WHAT IS BEING ASKED → Omit all images. Transcribe the rest of the material below exactly.
⁂
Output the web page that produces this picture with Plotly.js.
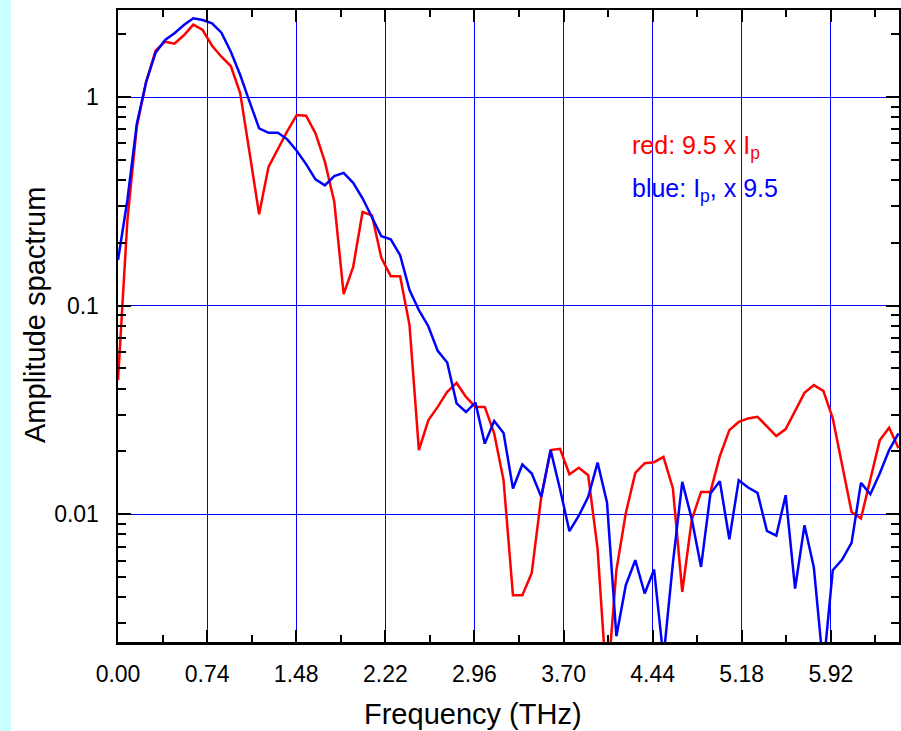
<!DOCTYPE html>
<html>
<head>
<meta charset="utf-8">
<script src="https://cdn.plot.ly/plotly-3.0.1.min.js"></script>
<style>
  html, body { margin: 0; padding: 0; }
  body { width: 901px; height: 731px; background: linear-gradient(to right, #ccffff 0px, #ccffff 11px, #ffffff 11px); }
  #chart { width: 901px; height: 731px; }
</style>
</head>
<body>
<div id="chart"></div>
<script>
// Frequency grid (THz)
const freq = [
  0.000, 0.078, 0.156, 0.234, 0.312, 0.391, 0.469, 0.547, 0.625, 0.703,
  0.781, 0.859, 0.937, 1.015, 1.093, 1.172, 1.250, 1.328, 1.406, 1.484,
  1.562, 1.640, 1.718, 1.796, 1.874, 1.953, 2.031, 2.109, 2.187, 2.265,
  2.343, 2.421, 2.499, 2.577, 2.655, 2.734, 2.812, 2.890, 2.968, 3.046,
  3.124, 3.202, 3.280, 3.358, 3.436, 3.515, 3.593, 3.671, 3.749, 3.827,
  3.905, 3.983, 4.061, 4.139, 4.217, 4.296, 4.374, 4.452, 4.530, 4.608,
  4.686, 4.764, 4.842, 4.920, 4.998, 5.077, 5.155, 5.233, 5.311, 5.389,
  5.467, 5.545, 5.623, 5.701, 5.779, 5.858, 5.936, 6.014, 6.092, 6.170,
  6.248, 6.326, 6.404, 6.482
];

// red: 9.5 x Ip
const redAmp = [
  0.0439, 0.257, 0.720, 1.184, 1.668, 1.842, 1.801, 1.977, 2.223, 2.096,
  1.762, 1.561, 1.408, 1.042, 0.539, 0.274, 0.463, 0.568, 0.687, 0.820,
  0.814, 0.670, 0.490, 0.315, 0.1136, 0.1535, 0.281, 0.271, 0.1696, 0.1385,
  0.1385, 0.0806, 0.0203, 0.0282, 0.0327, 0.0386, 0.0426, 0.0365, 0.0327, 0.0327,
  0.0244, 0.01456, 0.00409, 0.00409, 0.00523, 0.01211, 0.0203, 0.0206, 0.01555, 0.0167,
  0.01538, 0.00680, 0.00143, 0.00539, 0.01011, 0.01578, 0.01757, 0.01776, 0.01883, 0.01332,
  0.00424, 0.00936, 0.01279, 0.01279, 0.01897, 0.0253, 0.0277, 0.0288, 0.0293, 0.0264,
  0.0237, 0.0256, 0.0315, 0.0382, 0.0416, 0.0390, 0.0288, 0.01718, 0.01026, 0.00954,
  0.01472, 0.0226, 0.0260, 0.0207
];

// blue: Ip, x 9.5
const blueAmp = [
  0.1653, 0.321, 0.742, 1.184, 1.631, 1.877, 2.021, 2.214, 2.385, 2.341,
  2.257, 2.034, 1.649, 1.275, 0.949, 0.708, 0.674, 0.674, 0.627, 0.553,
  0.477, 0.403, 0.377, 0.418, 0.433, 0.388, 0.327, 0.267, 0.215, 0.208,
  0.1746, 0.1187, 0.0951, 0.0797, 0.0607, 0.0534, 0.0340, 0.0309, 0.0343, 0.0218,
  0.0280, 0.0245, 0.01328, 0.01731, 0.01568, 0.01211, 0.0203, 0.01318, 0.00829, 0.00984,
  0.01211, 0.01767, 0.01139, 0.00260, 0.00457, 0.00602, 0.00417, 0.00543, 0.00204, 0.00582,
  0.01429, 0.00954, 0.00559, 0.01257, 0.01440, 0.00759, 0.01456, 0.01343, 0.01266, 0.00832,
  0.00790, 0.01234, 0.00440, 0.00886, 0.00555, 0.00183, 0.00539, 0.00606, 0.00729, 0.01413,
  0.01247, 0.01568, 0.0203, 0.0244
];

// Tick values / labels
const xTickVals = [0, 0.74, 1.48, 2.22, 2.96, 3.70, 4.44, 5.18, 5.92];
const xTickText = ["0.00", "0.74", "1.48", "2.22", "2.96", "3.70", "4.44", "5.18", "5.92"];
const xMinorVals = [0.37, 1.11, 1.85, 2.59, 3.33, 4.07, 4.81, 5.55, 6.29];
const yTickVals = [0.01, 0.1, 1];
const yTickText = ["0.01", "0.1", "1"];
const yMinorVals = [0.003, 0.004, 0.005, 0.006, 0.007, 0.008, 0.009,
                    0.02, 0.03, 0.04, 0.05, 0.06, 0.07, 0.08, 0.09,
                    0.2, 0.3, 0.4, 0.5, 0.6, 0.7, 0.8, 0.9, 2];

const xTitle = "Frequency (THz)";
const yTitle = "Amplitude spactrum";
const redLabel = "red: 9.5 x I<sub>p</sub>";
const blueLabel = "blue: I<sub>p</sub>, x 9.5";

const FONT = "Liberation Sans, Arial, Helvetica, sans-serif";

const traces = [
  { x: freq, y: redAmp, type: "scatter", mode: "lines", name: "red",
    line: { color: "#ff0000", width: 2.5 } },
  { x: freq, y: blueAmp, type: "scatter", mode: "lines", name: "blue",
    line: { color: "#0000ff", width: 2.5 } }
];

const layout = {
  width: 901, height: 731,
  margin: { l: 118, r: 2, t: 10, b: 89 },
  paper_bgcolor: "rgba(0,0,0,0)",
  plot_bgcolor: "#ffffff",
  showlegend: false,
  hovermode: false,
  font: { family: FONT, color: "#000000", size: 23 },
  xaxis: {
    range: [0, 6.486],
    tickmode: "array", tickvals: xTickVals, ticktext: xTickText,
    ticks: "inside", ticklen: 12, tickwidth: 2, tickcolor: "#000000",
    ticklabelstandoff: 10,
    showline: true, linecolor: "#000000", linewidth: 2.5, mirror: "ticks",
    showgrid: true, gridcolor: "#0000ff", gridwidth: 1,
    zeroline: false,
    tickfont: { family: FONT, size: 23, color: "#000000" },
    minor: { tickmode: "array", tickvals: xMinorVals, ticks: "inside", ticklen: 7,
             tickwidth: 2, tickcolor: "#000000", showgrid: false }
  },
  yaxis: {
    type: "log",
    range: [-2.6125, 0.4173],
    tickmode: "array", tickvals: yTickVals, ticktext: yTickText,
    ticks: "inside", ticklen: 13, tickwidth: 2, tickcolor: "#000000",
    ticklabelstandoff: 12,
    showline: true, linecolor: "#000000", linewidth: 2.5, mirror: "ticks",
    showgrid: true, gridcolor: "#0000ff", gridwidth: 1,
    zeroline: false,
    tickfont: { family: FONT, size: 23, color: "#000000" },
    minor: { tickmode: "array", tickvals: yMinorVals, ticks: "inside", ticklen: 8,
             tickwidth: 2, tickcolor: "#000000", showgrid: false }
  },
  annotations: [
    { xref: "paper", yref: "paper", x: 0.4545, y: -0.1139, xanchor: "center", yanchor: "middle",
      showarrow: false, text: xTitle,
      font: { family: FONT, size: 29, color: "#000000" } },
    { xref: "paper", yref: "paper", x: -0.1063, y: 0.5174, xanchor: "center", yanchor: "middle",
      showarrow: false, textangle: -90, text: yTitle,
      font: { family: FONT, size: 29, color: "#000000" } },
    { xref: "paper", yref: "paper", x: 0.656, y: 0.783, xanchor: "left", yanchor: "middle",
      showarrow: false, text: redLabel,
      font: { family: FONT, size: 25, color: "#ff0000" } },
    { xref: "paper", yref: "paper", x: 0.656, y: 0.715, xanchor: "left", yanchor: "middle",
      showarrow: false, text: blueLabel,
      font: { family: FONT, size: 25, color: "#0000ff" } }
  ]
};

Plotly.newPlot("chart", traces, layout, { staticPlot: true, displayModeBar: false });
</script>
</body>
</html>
⁂
REPLY →
Output the web page that produces this picture with Plotly.js.
<!DOCTYPE html>
<html>
<head>
<meta charset="utf-8">
<script src="https://cdn.plot.ly/plotly-3.0.1.min.js"></script>
<style>
  html, body { margin: 0; padding: 0; }
  body { width: 901px; height: 731px; background: linear-gradient(to right, #ccffff 0px, #ccffff 11px, #ffffff 11px); }
  #chart { width: 901px; height: 731px; }
</style>
</head>
<body>
<div id="chart"></div>
<script>
// Frequency grid (THz)
const freq = [
  0.000, 0.078, 0.156, 0.234, 0.312, 0.391, 0.469, 0.547, 0.625, 0.703,
  0.781, 0.859, 0.937, 1.015, 1.093, 1.172, 1.250, 1.328, 1.406, 1.484,
  1.562, 1.640, 1.718, 1.796, 1.874, 1.953, 2.031, 2.109, 2.187, 2.265,
  2.343, 2.421, 2.499, 2.577, 2.655, 2.734, 2.812, 2.890, 2.968, 3.046,
  3.124, 3.202, 3.280, 3.358, 3.436, 3.515, 3.593, 3.671, 3.749, 3.827,
  3.905, 3.983, 4.061, 4.139, 4.217, 4.296, 4.374, 4.452, 4.530, 4.608,
  4.686, 4.764, 4.842, 4.920, 4.998, 5.077, 5.155, 5.233, 5.311, 5.389,
  5.467, 5.545, 5.623, 5.701, 5.779, 5.858, 5.936, 6.014, 6.092, 6.170,
  6.248, 6.326, 6.404, 6.482
];

// red: 9.5 x Ip
const redAmp = [
  0.0439, 0.257, 0.720, 1.184, 1.668, 1.842, 1.801, 1.977, 2.223, 2.096,
  1.762, 1.561, 1.408, 1.042, 0.539, 0.274, 0.463, 0.568, 0.687, 0.820,
  0.814, 0.670, 0.490, 0.315, 0.1136, 0.1535, 0.281, 0.271, 0.1696, 0.1385,
  0.1385, 0.0806, 0.0203, 0.0282, 0.0327, 0.0386, 0.0426, 0.0365, 0.0327, 0.0327,
  0.0244, 0.01456, 0.00409, 0.00409, 0.00523, 0.01211, 0.0203, 0.0206, 0.01555, 0.0167,
  0.01538, 0.00680, 0.00143, 0.00539, 0.01011, 0.01578, 0.01757, 0.01776, 0.01883, 0.01332,
  0.00424, 0.00936, 0.01279, 0.01279, 0.01897, 0.0253, 0.0277, 0.0288, 0.0293, 0.0264,
  0.0237, 0.0256, 0.0315, 0.0382, 0.0416, 0.0390, 0.0288, 0.01718, 0.01026, 0.00954,
  0.01472, 0.0226, 0.0260, 0.0207
];

// blue: Ip, x 9.5
const blueAmp = [
  0.1653, 0.321, 0.742, 1.184, 1.631, 1.877, 2.021, 2.214, 2.385, 2.341,
  2.257, 2.034, 1.649, 1.275, 0.949, 0.708, 0.674, 0.674, 0.627, 0.553,
  0.477, 0.403, 0.377, 0.418, 0.433, 0.388, 0.327, 0.267, 0.215, 0.208,
  0.1746, 0.1187, 0.0951, 0.0797, 0.0607, 0.0534, 0.0340, 0.0309, 0.0343, 0.0218,
  0.0280, 0.0245, 0.01328, 0.01731, 0.01568, 0.01211, 0.0203, 0.01318, 0.00829, 0.00984,
  0.01211, 0.01767, 0.01139, 0.00260, 0.00457, 0.00602, 0.00417, 0.00543, 0.00204, 0.00582,
  0.01429, 0.00954, 0.00559, 0.01257, 0.01440, 0.00759, 0.01456, 0.01343, 0.01266, 0.00832,
  0.00790, 0.01234, 0.00440, 0.00886, 0.00555, 0.00183, 0.00539, 0.00606, 0.00729, 0.01413,
  0.01247, 0.01568, 0.0203, 0.0244
];

// Tick values / labels
const xTickVals = [0, 0.74, 1.48, 2.22, 2.96, 3.70, 4.44, 5.18, 5.92];
const xTickText = ["0.00", "0.74", "1.48", "2.22", "2.96", "3.70", "4.44", "5.18", "5.92"];
const xMinorVals = [0.37, 1.11, 1.85, 2.59, 3.33, 4.07, 4.81, 5.55, 6.29];
const yTickVals = [0.01, 0.1, 1];
const yTickText = ["0.01", "0.1", "1"];
const yMinorVals = [0.003, 0.004, 0.005, 0.006, 0.007, 0.008, 0.009,
                    0.02, 0.03, 0.04, 0.05, 0.06, 0.07, 0.08, 0.09,
                    0.2, 0.3, 0.4, 0.5, 0.6, 0.7, 0.8, 0.9, 2];

const xTitle = "Frequency (THz)";
const yTitle = "Amplitude spactrum";
const redLabel = "red: 9.5 x I<sub>p</sub>";
const blueLabel = "blue: I<sub>p</sub>, x 9.5";

const FONT = "Liberation Sans, Arial, Helvetica, sans-serif";

const traces = [
  { x: freq, y: redAmp, type: "scatter", mode: "lines", name: "red",
    line: { color: "#ff0000", width: 2.5 } },
  { x: freq, y: blueAmp, type: "scatter", mode: "lines", name: "blue",
    line: { color: "#0000ff", width: 2.5 } }
];

const layout = {
  width: 901, height: 731,
  margin: { l: 118, r: 2, t: 10, b: 89 },
  paper_bgcolor: "rgba(0,0,0,0)",
  plot_bgcolor: "#ffffff",
  showlegend: false,
  hovermode: false,
  font: { family: FONT, color: "#000000", size: 23 },
  xaxis: {
    range: [0, 6.486],
    tickmode: "array", tickvals: xTickVals, ticktext: xTickText,
    ticks: "inside", ticklen: 12, tickwidth: 2, tickcolor: "#000000",
    ticklabelstandoff: 10,
    showline: true, linecolor: "#000000", linewidth: 2.5, mirror: "ticks",
    showgrid: true, gridcolor: "#0000ff", gridwidth: 1,
    zeroline: false,
    tickfont: { family: FONT, size: 23, color: "#000000" },
    minor: { tickmode: "array", tickvals: xMinorVals, ticks: "inside", ticklen: 7,
             tickwidth: 2, tickcolor: "#000000", showgrid: false }
  },
  yaxis: {
    type: "log",
    range: [-2.6125, 0.4173],
    tickmode: "array", tickvals: yTickVals, ticktext: yTickText,
    ticks: "inside", ticklen: 13, tickwidth: 2, tickcolor: "#000000",
    ticklabelstandoff: 12,
    showline: true, linecolor: "#000000", linewidth: 2.5, mirror: "ticks",
    showgrid: true, gridcolor: "#0000ff", gridwidth: 1,
    zeroline: false,
    tickfont: { family: FONT, size: 23, color: "#000000" },
    minor: { tickmode: "array", tickvals: yMinorVals, ticks: "inside", ticklen: 8,
             tickwidth: 2, tickcolor: "#000000", showgrid: false }
  },
  annotations: [
    { xref: "paper", yref: "paper", x: 0.4545, y: -0.1139, xanchor: "center", yanchor: "middle",
      showarrow: false, text: xTitle,
      font: { family: FONT, size: 29, color: "#000000" } },
    { xref: "paper", yref: "paper", x: -0.1063, y: 0.5174, xanchor: "center", yanchor: "middle",
      showarrow: false, textangle: -90, text: yTitle,
      font: { family: FONT, size: 29, color: "#000000" } },
    { xref: "paper", yref: "paper", x: 0.656, y: 0.783, xanchor: "left", yanchor: "middle",
      showarrow: false, text: redLabel,
      font: { family: FONT, size: 25, color: "#ff0000" } },
    { xref: "paper", yref: "paper", x: 0.656, y: 0.715, xanchor: "left", yanchor: "middle",
      showarrow: false, text: blueLabel,
      font: { family: FONT, size: 25, color: "#0000ff" } }
  ]
};

Plotly.newPlot("chart", traces, layout, { staticPlot: true, displayModeBar: false });
</script>
</body>
</html>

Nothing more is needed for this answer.